- Supplied material
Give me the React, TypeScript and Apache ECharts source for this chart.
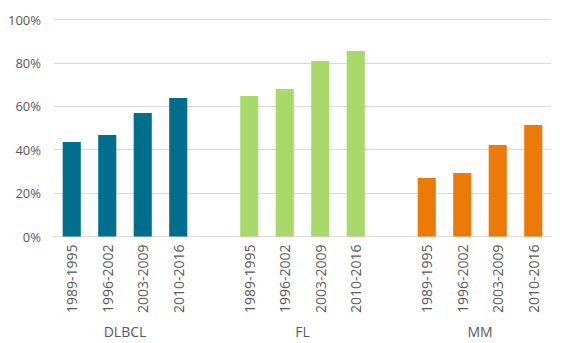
import React, { useEffect, useRef } from "react";
import * as echarts from "echarts";

const periods = ["1989-1995", "1996-2002", "2003-2009", "2010-2016"];
const groups = ["DLBCL", "FL", "MM"];
const dlbcl = [43.5, 46.8, 56.9, 63.8];
const fl = [64.7, 68.0, 80.9, 85.5];
const mm = [27.0, 29.3, 42.2, 51.4];
const colors = ["#006E8C", "#A8D96A", "#EC7A08"];
const yTicks = [0, 20, 40, 60, 80, 100];

export default function App() {
  const ref = useRef<HTMLDivElement>(null);
  useEffect(() => {
    if (!ref.current) return;
    const chart = echarts.init(ref.current, undefined, { renderer: "svg" });
    // 14 slots: 4 bars, gap, 4 bars, gap, 4 bars
    const cats: string[] = [
      ...periods, "", ...periods, "", ...periods,
    ];
    const seriesVals = [dlbcl, fl, mm];
    const series = seriesVals.map((vals, gi) => {
      const data: (number | null)[] = new Array(14).fill(null);
      vals.forEach((v, i) => {
        data[gi * 5 + i] = v;
      });
      return {
        type: "bar",
        name: groups[gi],
        stack: "all",
        data,
        barWidth: "51%",
        itemStyle: { color: colors[gi] },
        xAxisIndex: 0,
      };
    });
    // group label axis: 29 half-slot boundary points, labels at group centres
    const groupCats: string[] = new Array(29).fill("");
    groups.forEach((g, gi) => {
      groupCats[gi * 10 + 4] = g;
    });
    chart.setOption({
      animation: false,
      textStyle: { fontFamily: "Open Sans" },
      grid: { left: 54, right: 11, top: 19.5, bottom: 106.5, containLabel: false },
      xAxis: [
        {
          type: "category",
          data: cats,
          axisTick: { show: false },
          axisLine: { lineStyle: { color: "#D9D9D9", width: 1 } },
          axisLabel: {
            interval: 0,
            rotate: 90,
            margin: 8,
            fontSize: 14,
            color: "#595959",
            fontFamily: "Open Sans",
          },
        },
        {
          type: "category",
          position: "bottom",
          boundaryGap: false,
          data: groupCats,
          axisLine: { show: false },
          axisTick: { show: false },
          splitLine: { show: false },
          axisLabel: {
            interval: 0,
            margin: 88,
            fontSize: 14,
            color: "#595959",
            fontFamily: "Open Sans",
          },
        },
      ],
      yAxis: {
        type: "value",
        min: 0,
        max: 100,
        interval: 20,
        axisLine: { show: false },
        axisTick: { show: false },
        splitLine: { lineStyle: { color: "#D9D9D9", width: 1 } },
        axisLabel: {
          formatter: (v: number) => (yTicks.includes(v) ? v + "%" : ""),
          fontSize: 13,
          color: "#595959",
          margin: 13,
          fontFamily: "Open Sans",
        },
      },
      series,
    });
    return () => chart.dispose();
  }, []);
  return <div ref={ref} style={{ width: 562, height: 343, position: "absolute", left: 0, top: 0 }} />;
}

- What you are asked to do
Take the material above from its first line through the line holding "const yTicks = [0, 20, 40, 60, 80, 100];" and set it down exactly, without the pictures.

- Output
Give me the React, TypeScript and Apache ECharts source for this chart.
import React, { useEffect, useRef } from "react";
import * as echarts from "echarts";

const periods = ["1989-1995", "1996-2002", "2003-2009", "2010-2016"];
const groups = ["DLBCL", "FL", "MM"];
const dlbcl = [43.5, 46.8, 56.9, 63.8];
const fl = [64.7, 68.0, 80.9, 85.5];
const mm = [27.0, 29.3, 42.2, 51.4];
const colors = ["#006E8C", "#A8D96A", "#EC7A08"];
const yTicks = [0, 20, 40, 60, 80, 100];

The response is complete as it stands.